遠距離×老老介護を支えるケアプランの紹介

2018年5月30日

みなさん、こんにちは。
仕事と介護の両立支援の専門家継枝です。

緑が美しく清々しい季節となりましたね。
みなさんはいかがお過ごしですか。

本日は事例紹介のリクエストが多数あり、厚生労働省の「仕事と介護の両立のポイント」概要版から
「遠方に住む老老介護の両親の在宅生活を支える」事例をご紹介いたします。

http://www.mhlw.go.jp/file/06-Seisakujouhou-11900000-Koyoukintoujidoukateikyoku/29_gaiyoban_all.pdf
※この資料はとても良く出来ているので、今後の仕事と介護の両立の参考になさってください。

資料p10参照

 

<課題>
脳梗塞の後遺症で半身麻痺の父を高齢の母が介護しています。
父は通所系のサービスを利用したがりません。
父につきっきりの母への負担が大きく心配ですが、自分は遠方にいるため、頻繁に帰ることができません。

 

<解決方法>
訪問系の介護サービスを毎日利用し、母の負担を軽減。
誰かの目が入ることで、母の見守りにも。
月1回、介護休暇や積立休暇制度を活用して帰省。
帰省した際には、近所の人に声をかけて見守りのお願い。

 

<職場の両立支援に関する制度>
①介護休暇(介護休暇で不足する分は失効年次有給休暇の積立による休暇を利用)
②失効年次有給休暇の積立による休暇制度
→実家に月1回帰省し、近所の人に挨拶回りや支援のお願いをする。
→実家に月1回帰省し、担当ケアマネジャー(月1回以上訪問義務あり)の面談に同席するなど。

 

<介護に関するサービス>
①訪問介護→週5日(着替え・排泄・入浴・食事介助等)
②訪問看護→週2回(病状観察・水分・栄養管理・医療的ケア等)
③訪問リハビリテーション(日常生活動作の訓練)
④近所の人の見守り(自分が不在のときに、見守りを依頼)

 

<両立支援制度と介護保険制度等の組み合わせポイント例>
・母の介護負担も考え、通所介護を利用してほしいが、本人が嫌がるため、訪問系サービスを毎日利用することで、母の介護負担を軽減。
・高齢の父母のみで暮らしているため、毎日誰かの目が入るように。帰省した際には、近所の人に声をかけ、心配なことがあったら、連絡してもうらよう依頼。
・月1回、介護休暇や失効年次有給休暇の積立休暇制度を活用して帰省。

 

【継枝からのコメント】
この事例で良いところは、介護サービス以外に近所の人にも協力者になっていただいているところです。

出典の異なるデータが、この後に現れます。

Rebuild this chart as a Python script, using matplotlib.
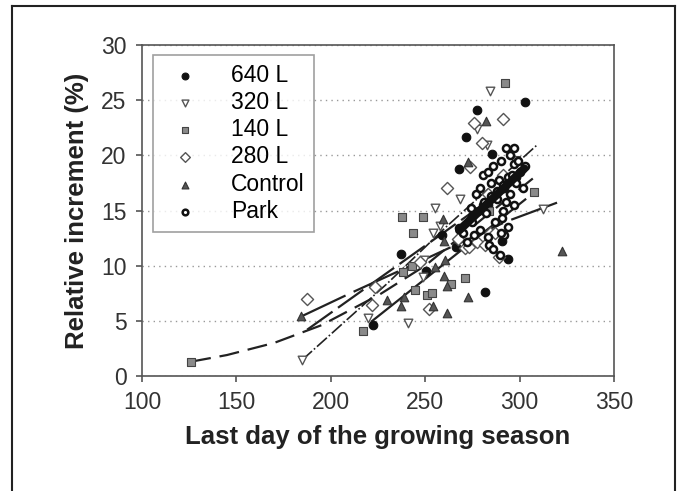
import numpy as np
import matplotlib.pyplot as plt
from matplotlib.lines import Line2D

plt.rcParams['font.family'] = ['Liberation Sans', 'DejaVu Sans']

# Messpunkte je Gruppe (x = letzter Tag der Vegetationsperiode, y = relativer Zuwachs %)
x640 = [302.8, 277.6, 271.6, 285.4, 268.0, 237.2, 250.4, 258.9, 290.7, 293.9, 281.6, 222.4,
        275.0, 283.0, 292.0, 298.0, 266.3]
y640 = [24.8, 24.1, 21.7, 20.1, 18.8, 11.1, 9.5, 12.8, 12.2, 10.6, 7.6, 4.6,
        14.5, 15.5, 17.0, 18.0, 11.7]

x320 = [184.8, 219.9, 240.9, 248.8, 249.5, 254.2, 255.2, 257.9, 268.5, 282.7, 277.5, 284.3,
        312.3, 272.0]
y320 = [1.45, 5.3, 4.8, 9.0, 10.5, 13.0, 15.2, 13.6, 16.0, 20.9, 22.4, 25.8,
        15.1, 11.8]

x140 = [126.0, 217.2, 237.8, 249.0, 243.6, 238.3, 243.0, 244.6, 250.8, 253.4, 263.7, 271.0,
        292.3, 307.6, 298.0, 284.0]
y140 = [1.3, 4.1, 14.4, 14.4, 13.0, 9.4, 10.0, 7.8, 7.3, 7.5, 8.3, 8.9,
        26.6, 16.7, 19.6, 15.0]

x280 = [187.5, 221.9, 223.5, 247.0, 251.8, 261.3, 267.4, 271.0, 273.0, 277.4, 281.6, 284.3,
        287.0, 289.0, 273.8, 275.9, 280.2, 291.3, 291.0, 283.0]
y280 = [7.0, 6.4, 8.1, 10.3, 6.1, 17.0, 12.4, 11.6, 11.7, 12.1, 11.9, 13.0,
        13.0, 10.8, 18.9, 22.9, 21.1, 23.3, 18.2, 16.5]

xctl = [184.4, 229.7, 238.9, 237.2, 254.2, 255.2, 259.4, 260.0, 260.5, 260.0, 261.3, 261.4,
        272.8, 272.8, 282.2, 322.5]
yctl = [5.4, 6.9, 7.2, 6.3, 6.3, 9.9, 14.2, 12.2, 10.5, 9.1, 8.2, 5.7,
        7.2, 19.4, 23.1, 11.3]

xpark = [292.8, 296.9, 280.6, 286.0, 290.0, 295.0, 297.0, 301.8, 293.0, 291.0, 290.6, 280.5,
         279.0, 283.0, 284.0, 289.5, 272.0, 270.0, 275.0, 277.0, 285.0, 288.0, 294.0, 298.0,
         300.0, 276.0, 282.0, 287.0, 292.0, 299.0, 303.0, 268.0, 274.0, 279.0, 283.0, 289.0,
         295.0, 297.0, 290.0, 286.0, 294.0, 278.0, 281.0, 285.0, 288.0, 291.0, 296.0]
ypark = [20.7, 20.7, 18.2, 19.0, 19.5, 20.0, 19.2, 17.0, 15.8, 15.0, 14.3, 15.5,
         13.2, 12.6, 11.9, 11.0, 12.1, 13.0, 14.0, 16.5, 17.5, 16.0, 18.0, 17.5,
         18.5, 12.8, 14.8, 14.0, 12.8, 19.5, 19.0, 13.4, 15.2, 17.0, 18.5, 17.8,
         16.5, 15.5, 13.0, 11.5, 13.5, 15.0, 15.8, 16.3, 16.8, 17.3, 18.2]

fit140_x = [126, 145, 170, 195, 226, 250, 280, 307]
fit140_y = [1.3, 1.9, 3.0, 4.6, 7.4, 10.0, 14.2, 17.9]
fitctl_x = [184.4, 211.6, 250, 293, 322.8]
fitctl_y = [5.4, 7.6, 10.6, 14.0, 15.9]
fit320_x = [184.8, 230, 261, 309]
fit320_y = [1.45, 8.4, 13.5, 20.9]
fit640_x = [222, 303]
fit640_y = [5.0, 16.0]
fit280_x = [187.5, 291]
fit280_y = [4.2, 16.8]
fitpark_x = [268, 302.5]
fitpark_y = [13.2, 18.8]

fig = plt.figure(figsize=(6.77, 4.91), dpi=100)
ax = fig.add_axes([142 / 677, 1 - 376 / 491, 472 / 677, 331 / 491])

ax.plot(fit140_x, fit140_y, color='#222', lw=1.6, dashes=(9, 4), zorder=3)
ax.plot(fitctl_x, fitctl_y, color='#222', lw=1.6, dashes=(22, 4), zorder=3)
ax.plot(fit320_x, fit320_y, color='#222', lw=1.2, dashes=(8, 1.5, 1, 1.5), zorder=3)
ax.plot(fit640_x, fit640_y, color='#222', lw=1.6, zorder=3)
ax.plot(fit280_x, fit280_y, color='#222', lw=1.6, dashes=(14, 3), zorder=3)

s = 38
ax.scatter(x640, y640, s=s, marker='o', c='#111', edgecolors='#111', lw=0.8, zorder=4, label='640 L')
ax.scatter(x320, y320, s=s, marker='v', c='white', edgecolors='#555', lw=1.0, zorder=4, label='320 L')
ax.scatter(x140, y140, s=s, marker='s', c='#8a8a8a', edgecolors='#444', lw=0.8, zorder=4, label='140 L')
ax.scatter(x280, y280, s=s, marker='D', c='white', edgecolors='#555', lw=1.0, zorder=4, label='280 L')
ax.scatter(xctl, yctl, s=s, marker='^', c='#555', edgecolors='#333', lw=0.8, zorder=4, label='Control')
ax.scatter(xpark, ypark, s=26, marker='o', c='white', edgecolors='#111', lw=1.8, zorder=5, label='Park')
ax.plot(fitpark_x, fitpark_y, color='#111', lw=6, solid_capstyle='round', zorder=6)

ax.set_xlim(100, 350)
ax.set_ylim(0, 30)
ax.set_xticks([100, 150, 200, 250, 300, 350])
ax.set_yticks([0, 5, 10, 15, 20, 25, 30])
ax.yaxis.grid(True, color='#999', ls=(0, (1, 3)), lw=1.0)
ax.set_axisbelow(True)
for sp in ax.spines.values():
    sp.set_color('#555')
    sp.set_linewidth(1.2)
ax.tick_params(direction='out', length=4, width=1.2, color='#555', labelsize=16.5,
               labelcolor='#333', pad=7)

ax.set_xlabel('Last day of the growing season', fontsize=18.5, fontweight='bold', color='#222',
              labelpad=8)
ax.set_ylabel('Relative increment (%)', fontsize=18.5, fontweight='bold', color='#222',
              labelpad=9)

leg = ax.legend(loc='upper left', bbox_to_anchor=(0.023, 0.97), fontsize=16.5, frameon=True,
                fancybox=False, edgecolor='#888', borderpad=0.4, labelspacing=0.18,
                handletextpad=1.0, markerscale=0.8, borderaxespad=0)
leg.get_frame().set_linewidth(1.2)

# Rahmen um die ganze Abbildung
for xs, ys in [([12 / 677, 12 / 677], [0, 1 - 6 / 491]),
               ([12 / 677, 675 / 677], [1 - 6 / 491, 1 - 6 / 491]),
               ([675 / 677, 675 / 677], [0, 1 - 6 / 491])]:
    fig.add_artist(Line2D(xs, ys, transform=fig.transFigure, color='#222', lw=1.5))

fig.savefig('out.png', dpi=100)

ご家族を大切にしながら、仕事と介護の両立を効率よく果たすためには・・・
介護に直面した時点で、今までと同じリズムでは生活できないことを覚悟しつつ、
できる限り介護者側のリズムを崩さないように要介護者の周囲に協力者をたくさん集めることが重要です。

今回の事例はその良い事例と思います。
近所の人に挨拶回りや支援を依頼することは、気が引けたり休暇など自分の貴重な時間を使わなければならなので苦労もありますが、
介護の初動に、皆さんがどれだけ向き合えたかによって、長い介護生活の方向性が変わります。
(介護は平均4年~5年、長くて10年以上)

「向き合えた」というのは自ら介護するためではなく「仕事と介護の両立するための準備」ができたかということです。
最初が肝心、物事をスタートするには最初は何でも労力を使いますが、共倒れのリスクを回避できるなら「今」を大切にして出来事としっかり向き合いましょう!

皆様と皆様のご家族の健康と幸せを心よりお祈り申し上げます。